1855-1942 C. Hart Merriam - Public Domain Photo
  • U.S. biologist, chief of the U.S. Biological Survey for 25 years.
  • Merriam first described many genera and species of North American mammals and plants. From 1910 through 1939, he was a research associate of the Smithsonian Institution under the E.H. Harriman trust fund. His studies laid the foundation for the Life Zones concept of biogeographical elevation gradients.  He published several books and some 400 scientific papers.

  • Especially after 1910, he became very interested in the linguistics and mythology of Native Americans. As the North American Indian populations decreased dramatically in the late 19th century, Merriam realized that the people, languages, culture, and knowledge of these diverse tribes was being lost. He became determined to collect information about the Native American tribes of California before it was too late. Merriam largely abandoned his long career in mammalogy for anthropological and linguistic field work, shifting to studying and assisting the Native American tribes in the western US. His contributions on the myths of central California and on ethnogeography were noteworthy. Merriam is credited for collecting in his field notes a vast amount of information on the languages and customs of tribes that would otherwise have been unstudied.

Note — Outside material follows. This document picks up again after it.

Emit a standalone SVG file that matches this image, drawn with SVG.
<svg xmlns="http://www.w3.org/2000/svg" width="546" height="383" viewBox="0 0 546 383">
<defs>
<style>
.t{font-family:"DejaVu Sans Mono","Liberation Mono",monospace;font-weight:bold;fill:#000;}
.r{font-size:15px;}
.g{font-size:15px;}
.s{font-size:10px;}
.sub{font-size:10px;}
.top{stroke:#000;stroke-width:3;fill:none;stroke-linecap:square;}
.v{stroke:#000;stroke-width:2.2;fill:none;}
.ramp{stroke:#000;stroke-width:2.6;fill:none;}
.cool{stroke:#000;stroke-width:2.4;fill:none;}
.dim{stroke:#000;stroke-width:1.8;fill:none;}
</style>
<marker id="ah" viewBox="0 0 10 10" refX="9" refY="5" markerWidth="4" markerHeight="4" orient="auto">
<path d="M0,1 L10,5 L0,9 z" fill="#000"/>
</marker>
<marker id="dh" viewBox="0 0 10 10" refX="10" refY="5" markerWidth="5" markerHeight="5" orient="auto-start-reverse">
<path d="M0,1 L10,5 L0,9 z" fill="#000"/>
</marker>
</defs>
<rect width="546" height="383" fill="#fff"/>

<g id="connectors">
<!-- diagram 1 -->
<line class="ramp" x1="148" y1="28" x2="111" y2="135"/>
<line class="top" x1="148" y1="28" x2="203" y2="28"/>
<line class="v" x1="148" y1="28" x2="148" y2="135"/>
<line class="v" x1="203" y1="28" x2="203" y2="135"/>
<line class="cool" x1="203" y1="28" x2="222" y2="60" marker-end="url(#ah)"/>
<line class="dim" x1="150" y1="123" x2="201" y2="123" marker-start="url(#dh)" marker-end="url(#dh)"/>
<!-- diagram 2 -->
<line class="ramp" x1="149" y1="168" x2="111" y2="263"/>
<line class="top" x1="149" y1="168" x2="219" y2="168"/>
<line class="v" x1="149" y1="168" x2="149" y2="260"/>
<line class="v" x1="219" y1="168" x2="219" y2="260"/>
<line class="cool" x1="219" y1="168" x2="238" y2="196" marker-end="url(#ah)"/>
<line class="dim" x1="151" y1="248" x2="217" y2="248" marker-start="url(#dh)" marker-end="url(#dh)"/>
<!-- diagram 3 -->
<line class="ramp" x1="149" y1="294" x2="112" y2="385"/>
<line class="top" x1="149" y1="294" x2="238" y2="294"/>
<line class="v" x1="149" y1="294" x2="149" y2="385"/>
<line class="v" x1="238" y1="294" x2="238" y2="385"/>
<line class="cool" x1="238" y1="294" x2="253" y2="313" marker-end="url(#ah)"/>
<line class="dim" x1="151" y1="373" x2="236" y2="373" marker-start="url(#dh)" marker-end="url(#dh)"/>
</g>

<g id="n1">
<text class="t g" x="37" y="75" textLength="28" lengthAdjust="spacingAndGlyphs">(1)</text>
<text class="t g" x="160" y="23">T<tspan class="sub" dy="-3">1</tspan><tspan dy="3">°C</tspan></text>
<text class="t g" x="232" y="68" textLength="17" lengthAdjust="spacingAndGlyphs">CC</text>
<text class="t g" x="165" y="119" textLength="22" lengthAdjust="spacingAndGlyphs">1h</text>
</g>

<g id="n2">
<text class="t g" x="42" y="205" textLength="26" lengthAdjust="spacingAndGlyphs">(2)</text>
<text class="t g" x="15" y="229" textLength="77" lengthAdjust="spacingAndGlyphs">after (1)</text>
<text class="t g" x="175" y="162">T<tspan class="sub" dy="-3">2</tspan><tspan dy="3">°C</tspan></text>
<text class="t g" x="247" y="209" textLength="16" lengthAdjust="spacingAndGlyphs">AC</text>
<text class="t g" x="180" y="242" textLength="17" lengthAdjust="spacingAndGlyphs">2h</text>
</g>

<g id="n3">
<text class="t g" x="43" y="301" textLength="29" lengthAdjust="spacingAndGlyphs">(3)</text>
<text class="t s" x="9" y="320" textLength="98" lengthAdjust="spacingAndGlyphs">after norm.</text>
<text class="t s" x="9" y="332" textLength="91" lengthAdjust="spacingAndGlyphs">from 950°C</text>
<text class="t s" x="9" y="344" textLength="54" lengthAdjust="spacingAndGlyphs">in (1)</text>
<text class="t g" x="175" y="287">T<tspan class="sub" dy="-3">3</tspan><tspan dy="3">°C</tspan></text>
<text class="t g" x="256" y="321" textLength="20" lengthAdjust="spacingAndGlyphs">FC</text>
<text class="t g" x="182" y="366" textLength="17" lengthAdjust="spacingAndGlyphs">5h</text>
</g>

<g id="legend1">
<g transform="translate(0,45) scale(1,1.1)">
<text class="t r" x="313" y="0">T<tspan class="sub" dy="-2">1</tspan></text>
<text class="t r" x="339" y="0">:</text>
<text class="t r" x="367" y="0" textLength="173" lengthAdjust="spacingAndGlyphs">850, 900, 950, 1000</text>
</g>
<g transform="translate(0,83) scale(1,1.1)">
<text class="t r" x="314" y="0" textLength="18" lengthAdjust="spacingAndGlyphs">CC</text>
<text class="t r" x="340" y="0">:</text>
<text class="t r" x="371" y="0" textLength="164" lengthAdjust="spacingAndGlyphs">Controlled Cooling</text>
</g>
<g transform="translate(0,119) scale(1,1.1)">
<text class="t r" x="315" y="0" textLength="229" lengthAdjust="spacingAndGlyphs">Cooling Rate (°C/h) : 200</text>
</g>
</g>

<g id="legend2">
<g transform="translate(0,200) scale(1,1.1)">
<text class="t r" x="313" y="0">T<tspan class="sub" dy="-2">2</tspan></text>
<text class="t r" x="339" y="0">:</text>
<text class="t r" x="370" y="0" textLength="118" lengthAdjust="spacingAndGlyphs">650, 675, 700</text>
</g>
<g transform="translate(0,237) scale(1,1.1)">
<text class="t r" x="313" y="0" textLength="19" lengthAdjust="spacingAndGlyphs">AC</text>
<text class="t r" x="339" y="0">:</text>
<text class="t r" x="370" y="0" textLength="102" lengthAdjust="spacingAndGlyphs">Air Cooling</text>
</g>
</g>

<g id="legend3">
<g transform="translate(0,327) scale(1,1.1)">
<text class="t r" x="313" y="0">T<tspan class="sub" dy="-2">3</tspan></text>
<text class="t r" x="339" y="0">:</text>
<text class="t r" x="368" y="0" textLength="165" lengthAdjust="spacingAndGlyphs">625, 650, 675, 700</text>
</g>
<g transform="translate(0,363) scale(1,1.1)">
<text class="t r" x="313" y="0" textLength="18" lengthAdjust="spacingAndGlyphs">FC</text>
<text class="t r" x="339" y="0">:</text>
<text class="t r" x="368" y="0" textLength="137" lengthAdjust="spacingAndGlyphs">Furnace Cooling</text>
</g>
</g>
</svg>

  • His appreciation and respect for Native Americans included a desire for better treatment of them. He wrote, "That our treatment of Indians is a stain on civilization everyone knows. Let us even at this late date try to make some amends. Let us cease speaking of an Indian as belonging to a "Digger" tribe, for there is no tribe of that name; and let us cease calling their women squaws, an obnoxious term.... let us drop our air of superiority and treat them as fellow human beings; and let us try to learn from them, before it is too late, the thousand-and-one things worth while for us to know. It may be overtaxing the truth to say that we have as much to learn from them as they from us, but nevertheless, and entirely apart from their superior knowledge of the food, textile, and medicinal values of animals and plants, they can put us to shame in matters of patience, fairness, honor, and kindness." Source: Ethnographic Notes on California Indian Tribes by C.Hart Merriam, Compiled and Edited by Robert F. Heizer, University of California Archaeological Research Facility, Department of Anthropology, Berkeley (October 1966) (PDF - off-site link)
  • Muir met Merriam on the Harriman Alaska Expedition (1899), and they became life-long friends and correspondents.